In Marrakech, I found peace in the middle of a market most travelers would call overwhelming. I didn’t focus on the noise or the crowds. I focused on the patterns in the tiles, the symmetry in the archways, the glint of sunlight hitting the same brass pot every afternoon at 3:42 p.m. I wasn’t rushing. I wasn’t checking things off a list. I was seeing. Really seeing.
In Japan, I fell in love with the public transit system. Not just because it was efficient, but because it made sense. The trains were predictable. The flow of people respectful. There was room for silence, for order, for small routines that made each day feel manageable, even magical.
Solo travel gave me the freedom to design each day around what I could handle, not what was expected. I didn’t need to explain why I was skipping the group dinner or why I always sat near the door. I wasn’t being antisocial. I was preserving energy so I could walk through that museum for three hours the next morning, or speak to that café owner in Rio whose voice made me feel calm.
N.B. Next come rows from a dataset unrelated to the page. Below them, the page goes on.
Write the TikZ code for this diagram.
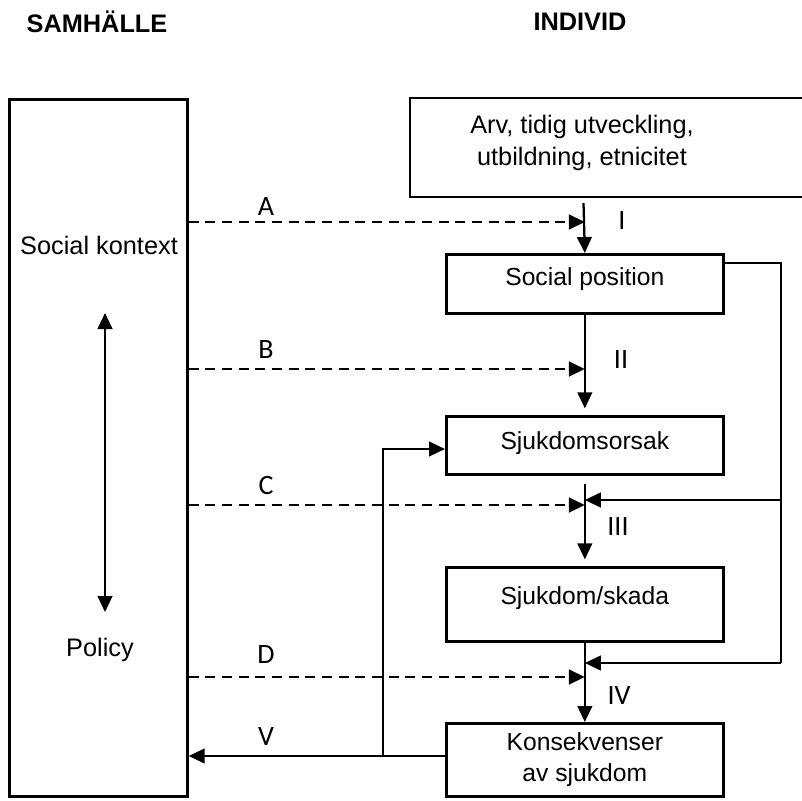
\documentclass[tikz,border=0pt]{standalone}
\usepackage{fontspec}
\setmainfont{Liberation Sans}
\newfontfamily\lblfont{Carlito}
\usetikzlibrary{arrows.meta}
\begin{document}
\begin{tikzpicture}[x=0.75pt,y=-0.75pt,
  box/.style={draw, line width=2pt, inner sep=0pt, anchor=north west, align=center,
    font=\fontsize{18.5}{23}\selectfont},
  txt/.style={inner sep=0pt, align=center, font=\fontsize{19}{24}\selectfont},
  plain/.style={line width=1.7pt},
  conn/.style={line width=1.7pt, -{Triangle[length=12pt,width=11pt]}},
  dashconn/.style={conn, line width=2.1pt, dash pattern=on 7.5pt off 5pt},
  lbl/.style={inner sep=0pt, font=\lblfont\fontsize{21}{24}\selectfont},
  title/.style={inner sep=0pt, font=\bfseries\fontsize{19}{22}\selectfont}]
\useasboundingbox (0,0) rectangle (802,800);

% titles
\node[title] (tsam) at (97,22) {SAMHÄLLE};
\node[title] (tind) at (580,22) {INDIVID};

% society box
\node[box, minimum width=178*0.75pt, minimum height=697*0.75pt] (soc) at (8,98) {};
\node[txt] (skon) at (99,245) {Social kontext};
\node[txt] (pol) at (100,650) {Policy};
\coordinate (dt) at (105,313);
\coordinate (db) at (105,612);
\draw[plain, {Triangle[length=12pt,width=11pt]}-{Triangle[length=12pt,width=11pt]}] (dt) -- (db);

% top (open) box
\draw[line width=1.2pt] (802,98) -| (410,197) -- (802,197);
\node[txt] (arv) at (582,143) {Arv, tidig utveckling,\\utbildning, etnicitet};
\coordinate (arvb) at (583.5,203);

% individual boxes
\node[box, minimum width=277*0.75pt, minimum height=59*0.75pt, text depth=11pt] (sp) at (445,253) {Social position};
\node[box, minimum width=277*0.75pt, minimum height=58*0.75pt, text depth=7pt] (sj) at (445,415) {Sjukdomsorsak};
\node[box, minimum width=277*0.75pt, minimum height=74*0.75pt, text depth=13pt] (sk) at (445,566) {Sjukdom/skada};
\node[box, minimum width=277*0.75pt, minimum height=73*0.75pt] (ko) at (445,722) {Konsekvenser\\av sjukdom};

% main chain
\draw[conn] (arvb) -- (sp.north);
\draw[conn] (sp.south) -- ([yshift=5pt]sj.north);
\draw[conn] ([yshift=-6pt]sj.south) -- ([yshift=5pt]sk.north);
\draw[conn] (sk.south) -- (ko.north);

% dashed society arrows
\coordinate (ya) at (0,222);
\coordinate (yb) at (0,369);
\coordinate (yc) at (0,505);
\coordinate (yd) at (0,677);
\draw[dashconn] (soc.east |- ya) -- (sp.north |- ya);
\draw[dashconn] (soc.east |- yb) -- (sp.north |- yb);
\draw[dashconn] (soc.east |- yc) -- (sp.north |- yc);
\draw[dashconn] (soc.east |- yd) -- (sp.north |- yd);

% right loop from social position
\coordinate (rt) at (781,263);
\coordinate (rm) at (781,500);
\coordinate (rb) at (781,663);
\draw[plain] (sp.east |- rt) -- (rt) -- (rb);
\draw[conn] (rm) -- (sp.north |- rm);
\draw[conn] (rb) -- (sp.north |- rb);

% V feedback
\coordinate (yv) at (0,756);
\coordinate (ys) at (0,449);
\coordinate (xv) at (383,0);
\draw[conn] (ko.west |- yv) -- (soc.east |- yv);
\draw[conn] (xv |- yv) -- (xv |- ys) -- (sj.west |- ys);

% labels
\node[lbl] (la) at (266,207) {A};
\node[lbl] (lb) at (266,350) {B};
\node[lbl] (lc) at (266,485) {C};
\node[lbl] (ld) at (266,655) {D};
\node[lbl] (lv) at (266,737) {V};
\node[lbl] (l1) at (622,221) {I};
\node[lbl] (l2) at (621,360) {II};
\node[lbl] (l3) at (618,527) {III};
\node[lbl] (l4) at (619,696) {IV};
\end{tikzpicture}
\end{document}
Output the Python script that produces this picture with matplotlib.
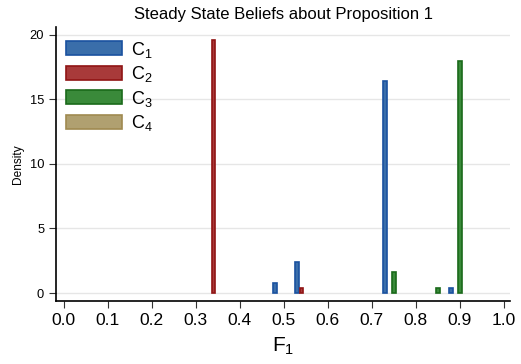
import matplotlib
matplotlib.use('Agg')
import matplotlib.pyplot as plt
from matplotlib.patches import Patch

plt.rcParams.update({'font.family': ['Liberation Sans', 'DejaVu Sans']})
plt.rcParams['mathtext.fontset'] = 'custom'
plt.rcParams['mathtext.rm'] = 'Liberation Sans'
plt.rcParams['mathtext.it'] = 'Liberation Sans'

# bar positions (F1) and densities per group
c1_x = [0.48, 0.53, 0.73, 0.88]
c1_y = [0.8, 2.4, 16.4, 0.4]
c2_x = [0.34, 0.54]
c2_y = [19.6, 0.4]
c3_x = [0.75, 0.85, 0.90]
c3_y = [1.6, 0.4, 18.0]
c4_x = []
c4_y = []

labels = ['C$_1$', 'C$_2$', 'C$_3$', 'C$_4$']
fills = ['#3a6eaa', '#a83a3a', '#3a8a3a', '#b0a070']
edges = ['#1a52a0', '#901414', '#1a6a1a', '#a08a50']

xticks = [0.0, 0.1, 0.2, 0.3, 0.4, 0.5, 0.6, 0.7, 0.8, 0.9, 1.0]
yticks = [0, 5, 10, 15, 20]

fig = plt.figure(figsize=(5.21, 3.64), dpi=100)
ax = fig.add_axes([0.1075, 0.173, 0.8715, 0.753])

groups = [(c1_x, c1_y), (c2_x, c2_y), (c3_x, c3_y), (c4_x, c4_y)]
for (gx, gy), fc, ec in zip(groups, fills, edges):
    if gx:
        ax.bar(gx, gy, width=0.008, facecolor=fc, edgecolor=ec, linewidth=1.2, zorder=3)

ax.set_xlim(-0.018, 1.014)
ax.set_ylim(-0.62, 20.6)
ax.set_xticks(xticks)
ax.set_xticklabels(['%.1f' % t for t in xticks], fontsize=12.5)
ax.set_yticks(yticks)
ax.set_yticklabels([str(t) for t in yticks], fontsize=9.3)
ax.tick_params(direction='out', length=5, width=0.8, colors='#333333', labelcolor='black')

ax.grid(axis='y', color='#e6e6e6', linewidth=1, zorder=0)
ax.set_axisbelow(True)
for s in ['top', 'right']:
    ax.spines[s].set_visible(False)
for s in ['left', 'bottom']:
    ax.spines[s].set_linewidth(1.2)

ax.set_title('Steady State Beliefs about Proposition 1', fontsize=12, pad=6)
ax.set_xlabel('F$_1$', fontsize=15, labelpad=6)
ax.set_ylabel('Density', fontsize=8.6, labelpad=4)

handles = [Patch(facecolor=fc, edgecolor=ec, linewidth=1.2) for fc, ec in zip(fills, edges)]
ax.legend(handles, labels, loc='upper left', bbox_to_anchor=(-0.005, 1.0), frameon=False,
          fontsize=13, handlelength=3.1, handleheight=0.8, labelspacing=0.25, handletextpad=0.5,
          borderaxespad=0.3)

fig.savefig('out.png', dpi=100)
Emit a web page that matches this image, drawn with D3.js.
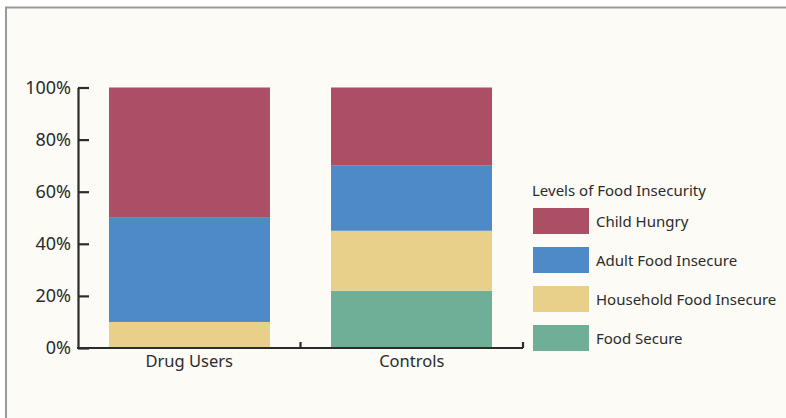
<!DOCTYPE html>
<html>
<head>
<meta charset="utf-8">
<script src="https://cdn.jsdelivr.net/npm/d3@7"></script>
<style>
  html, body { margin: 0; padding: 0; background: #ffffff; }
  svg { display: block; }
  .tick-label { font-family: "Noto Sans", Lato, sans-serif; }
</style>
</head>
<body>
<script>
const categories = ["Drug Users", "Controls"];
const seriesNames = ["Food Secure", "Household Food Insecure", "Adult Food Insecure", "Child Hungry"];
const foodSecure = [0, 22];
const householdFoodInsecure = [10, 23];
const adultFoodInsecure = [40, 25];
const childHungry = [50, 30];
const yTickLabels = ["0%", "20%", "40%", "60%", "80%", "100%"];
const yTickValues = [0, 20, 40, 60, 80, 100];
const legendOrder = ["Child Hungry", "Adult Food Insecure", "Household Food Insecure", "Food Secure"];

const colors = {
  "Child Hungry": "#AC4E64",
  "Adult Food Insecure": "#4E8AC8",
  "Household Food Insecure": "#E8CF8A",
  "Food Secure": "#6FAE97"
};

const FONT = "'Noto Sans', 'Open Sans', sans-serif";
const W = 786, H = 418;
const svg = d3.select("body").append("svg").attr("width", W).attr("height", H);

svg.append("rect").attr("x", 0).attr("y", 0).attr("width", W).attr("height", H).attr("fill", "#ffffff");
svg.append("rect").attr("x", 5).attr("y", 7).attr("width", W).attr("height", H).attr("fill", "#FCFBF6");
svg.append("line").attr("x1", 5).attr("x2", W).attr("y1", 7.5).attr("y2", 7.5).attr("stroke", "#9a9a9a").attr("stroke-width", 2);
svg.append("line").attr("x1", 6).attr("x2", 6).attr("y1", 7).attr("y2", H).attr("stroke", "#9a9a9a").attr("stroke-width", 2);

const table = categories.map((c, i) => ({
  category: c,
  "Food Secure": foodSecure[i],
  "Household Food Insecure": householdFoodInsecure[i],
  "Adult Food Insecure": adultFoodInsecure[i],
  "Child Hungry": childHungry[i]
}));

const x0 = 78, x1 = 523, yTop = 87.5, yBot = 348;
const xOuter = d3.scaleBand().domain(categories).range([x0, x1]).padding(0);
const x = d3.scaleBand().domain(categories).range([x0, x1]).paddingInner(0.2748).paddingOuter(0.1396);
const y = d3.scaleLinear().domain([0, 100]).range([yBot, yTop]);

const stacked = d3.stack().keys(seriesNames)(table);

svg.append("g").selectAll("g").data(stacked).join("g")
  .attr("fill", d => colors[d.key])
  .selectAll("rect").data(d => d).join("rect")
  .attr("x", d => x(d.data.category))
  .attr("width", x.bandwidth())
  .attr("y", d => y(d[1]))
  .attr("height", d => y(d[0]) - y(d[1]));

const yAxis = d3.axisLeft(y).tickValues(yTickValues).tickFormat((d, i) => yTickLabels[i]).tickSizeInner(-11).tickSizeOuter(0).tickPadding(8);
const gy = svg.append("g").attr("transform", `translate(${x0},0)`).call(yAxis);
gy.select(".domain").attr("stroke", "#2b2b2b").attr("stroke-width", 2.2);
gy.selectAll(".tick line").attr("stroke", "#2b2b2b").attr("stroke-width", 2.2);
gy.selectAll(".tick text").attr("class", "tick-label").attr("x", -7).attr("font-size", 18).attr("fill", "#2b2b2b").attr("dy", "0.32em");

svg.append("line").attr("x1", x0 - 1).attr("x2", x1).attr("y1", yBot).attr("y2", yBot).attr("stroke", "#2b2b2b").attr("stroke-width", 2.2);
const boundaries = categories.map(c => xOuter(c) + xOuter.bandwidth());
svg.append("g").selectAll("line").data(boundaries).join("line")
  .attr("x1", d => d).attr("x2", d => d)
  .attr("y1", yBot).attr("y2", yBot - 6)
  .attr("stroke", "#2b2b2b").attr("stroke-width", 2.2);
svg.append("g").selectAll("text").data(categories).join("text")
  .attr("x", d => xOuter(d) + xOuter.bandwidth() / 2)
  .attr("y", 367)
  .attr("text-anchor", "middle")
  .attr("font-family", FONT)
  .attr("font-size", 16.5)
  .attr("fill", "#2b2b2b")
  .text(d => d);

const lg = svg.append("g");
lg.append("text").attr("x", 532).attr("y", 196)
  .attr("font-family", FONT).attr("font-size", 15).attr("fill", "#2b2b2b")
  .text("Levels of Food Insecurity");
const items = lg.selectAll("g.item").data(legendOrder).join("g").attr("class", "item")
  .attr("transform", (d, i) => `translate(533,${208 + i * 39})`);
items.append("rect").attr("width", 56).attr("height", 26).attr("fill", d => colors[d]);
items.append("text").attr("x", 63).attr("y", 18.5)
  .attr("font-family", FONT).attr("font-size", 15).attr("fill", "#2b2b2b")
  .text(d => d);
</script>
</body>
</html>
People often think travel is about escape. But for me, it’s about presence. Traveling with autism taught me that I don’t need to be like everyone else to belong somewhere. I just need space to exist as I am. And in that space, something incredible happens.
I notice the world’s quiet details, the ones most people miss. I learn cities through their textures, not their tourist sites. I form connections that don’t rely on small talk. I navigate not just with GPS, but with intuition, patterns, and pauses.
My autism doesn’t make travel easier. It makes it deeper. More intentional. More mine.
I’m not fearless. I’m not fast. But I travel fully. And sometimes, that’s the bravest thing of all.
If you’ve ever felt like your mind doesn’t fit the world you’re in maybe that just means you were made to explore a different one. At your pace. On your terms. In your own unforgettable way.